Miss Status Handling Registers (MSHRs) form the core mechanism enabling non-blocking operation. Each MSHR entry tracks one outstanding cache miss, recording the target address, requesting instruction, and other metadata needed to complete the miss when data arrives. The number of MSHRs limits how many concurrent misses the cache can handle; typical implementations provide four to sixteen entries.

When a cache miss occurs, the controller allocates an MSHR entry and initiates the memory request without blocking subsequent accesses. If another access targets the same cache line while the miss is outstanding, secondary miss handling merges the new request with the existing MSHR entry rather than generating duplicate memory traffic. This merging is crucial for efficiency when multiple processors or threads contend for the same data.

Hit Under Miss

Hit-under-miss operation allows cache hits to proceed while a miss is outstanding. This basic level of non-blocking behavior provides significant performance benefits because programs frequently hit in the cache even when a previous miss is in progress. The controller must ensure that hits and miss completions do not interfere, properly handling cases where they target the same or related cache lines.

Miss Under Miss

Miss-under-miss capability extends non-blocking operation to allow multiple simultaneous misses. This mode enables memory-level parallelism, overlapping the latency of multiple independent misses to hide memory access time more effectively. The controller manages multiple outstanding memory requests, tracking them in separate MSHR entries and completing them as responses arrive from the memory system.

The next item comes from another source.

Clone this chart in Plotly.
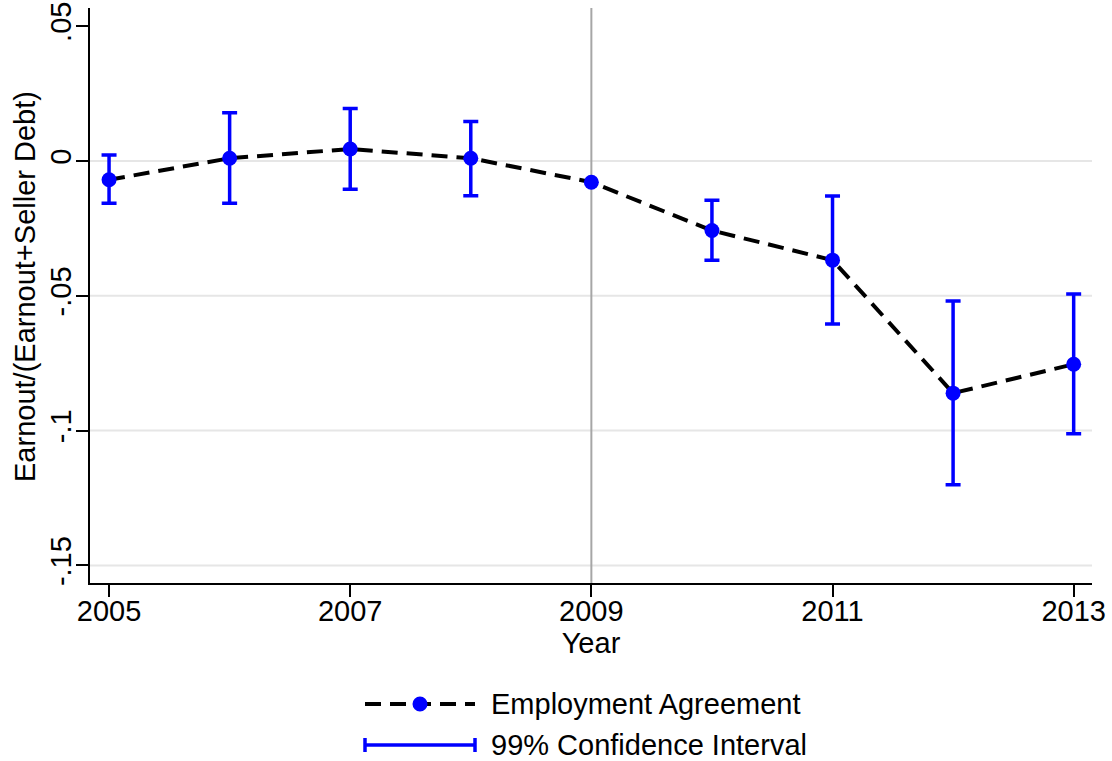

The benefits of miss-under-miss scale with memory latency; as main memory becomes relatively slower compared to processors, the ability to overlap multiple misses becomes increasingly valuable. Modern processors support eight or more outstanding misses per core, enabling substantial latency tolerance for memory-intensive applications.

Structural Hazards in Non-Blocking Caches

Non-blocking operation introduces structural hazards that the controller must manage. Bank conflicts occur when multiple concurrent operations target the same cache bank. Port conflicts arise when more operations require cache access than available ports can service. MSHR exhaustion happens when all entries are occupied, forcing subsequent misses to stall. The controller arbitrates among competing requests and may prioritize demand requests over prefetches to maintain forward progress.